Most of you are probably pretty well acquainted with the concept of IPOs, or ‘initial public offerings’. They’re one of the most popular ways for investors to get in early on the next big thing – and to have an opportunity to invest their money in a business that they think is about to seriously start to grow. But how does this differ from the latest phenomenon – the Initial Coin Offering, or ICO? What are ICOs, and do they represent a good opportunity for investors? There’s a lot of debate in this area, but first let’s quickly define what IPOs are in order to see how ICOs are different.
So, what exactly is an ICO – and how does it differ from an IPO?
An IPO is essentially the first chance that the public will have to invest in the stock of a private company. This could be the next big tech start up (just like Google once was) – a business that people expect will grow quickly, partly thanks to the new capital that the IPO has provided. Investors buy a stake, and hope to get a big return. An ICO meanwhile has a similar purpose – to raise much-needed funds for a new venture – but this time the venture itself is a new crypto currency rather than a more traditional business.
How does an ICO work?
In order to raise capital for the new crypto currency venture, the people behind it should release details explaining how the money raised will be spent, the aims of the new currency and even how much of the money raised by the ICO they expect to keep themselves. At this stage, the money that investors put into the ICO in order to purchase the new crypto coins that have been made available will also be virtual – they’re known as ‘tokens’ and in a sense are like the shares that you can buy in any other publicly-floated company. In simple terms, in return for their investment, people taking part in the ICO will get electronic tokens that confirm that they will receive a share in any future profits.
What are the advantages of ICOs?
Well, they can, sometimes, generate big profits for investors – a recent example was a smart contracts platform called Ethereum which raised $18 million in Bitcoins from its ICO and generated a market capitalisation of over $1 billion. Also, because they’re essentially blockchain entries, ICOs tokens or coins are as anonymous as any other crypto currency, if that’s an important consideration for you. And, they can also be bought and traded at special exchanges, just like any other crypto currency.
What are the disadvantages?
While the benefits of investing in an ICO can be huge, so can the pitfalls. One big difference between ICOs and IPOs is that the ventures that are looking to raise capital via an ICO are usually at a pretty early stage of their development – most companies who want to raise funds via an IPO will probably already have a product or service that is giving them some kind of proven return. That makes them considerably more attractive to investors than an unproven crypto currency – when General Motors had their IPO in 2010 for example, they still raised an incredible $15.774 billion despite having been declared bankrupt the year before.

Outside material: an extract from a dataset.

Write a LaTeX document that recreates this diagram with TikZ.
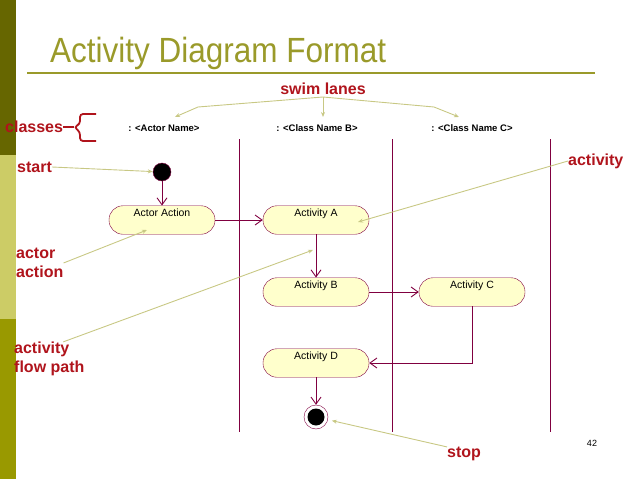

Another disadvantage of ICOs is a lack of regulation. IPOs are very heavily monitored by the relevant financial regulators but ICOs in contrast are not. (It’s worth noting however that this doesn’t necessarily mean that all IPOs are necessarily sound either – just because they’re regulated doesn’t always mean that they are safer for investors or more likely to deliver big returns). However recent moves to impose greater controls on ICOs suggest that more regulation is on the way – the Chinese government recently banned them because they see them as disruptive to the financial markets, and it’s unlikely that they will return without more regulation.
Finally, ICO organisers are often very good at thinking about raising money, but not necessarily about how they will distribute any future profits. The way an ICO works means that it is focused heavily on the fundraising aspects of the offering, but they often fail to have an effective mechanism in place to distribute dividends easily, as in a traditional IPO.
So what’s next for ICOs?
2017 has been a huge year for ICOs – it’s estimated that over the last 12 months they’ve raised $3.25 billion. But the signs are that the current unregulated nature of the ICO may be on the way out – the Chinese ban and a growing call for increased regulation in the US is likely to make the ICO a very different proposition in the future. And in October this year, there were signs that the market is also cooling on them – only 69 of 169 ICOs that month managed to reach the fundraising goals they’d set, according to one report.
So, approach ICOs with care – perform the same due diligence that you would as a smart investor in any traditional venture, and watch out for scams in a unregulated market.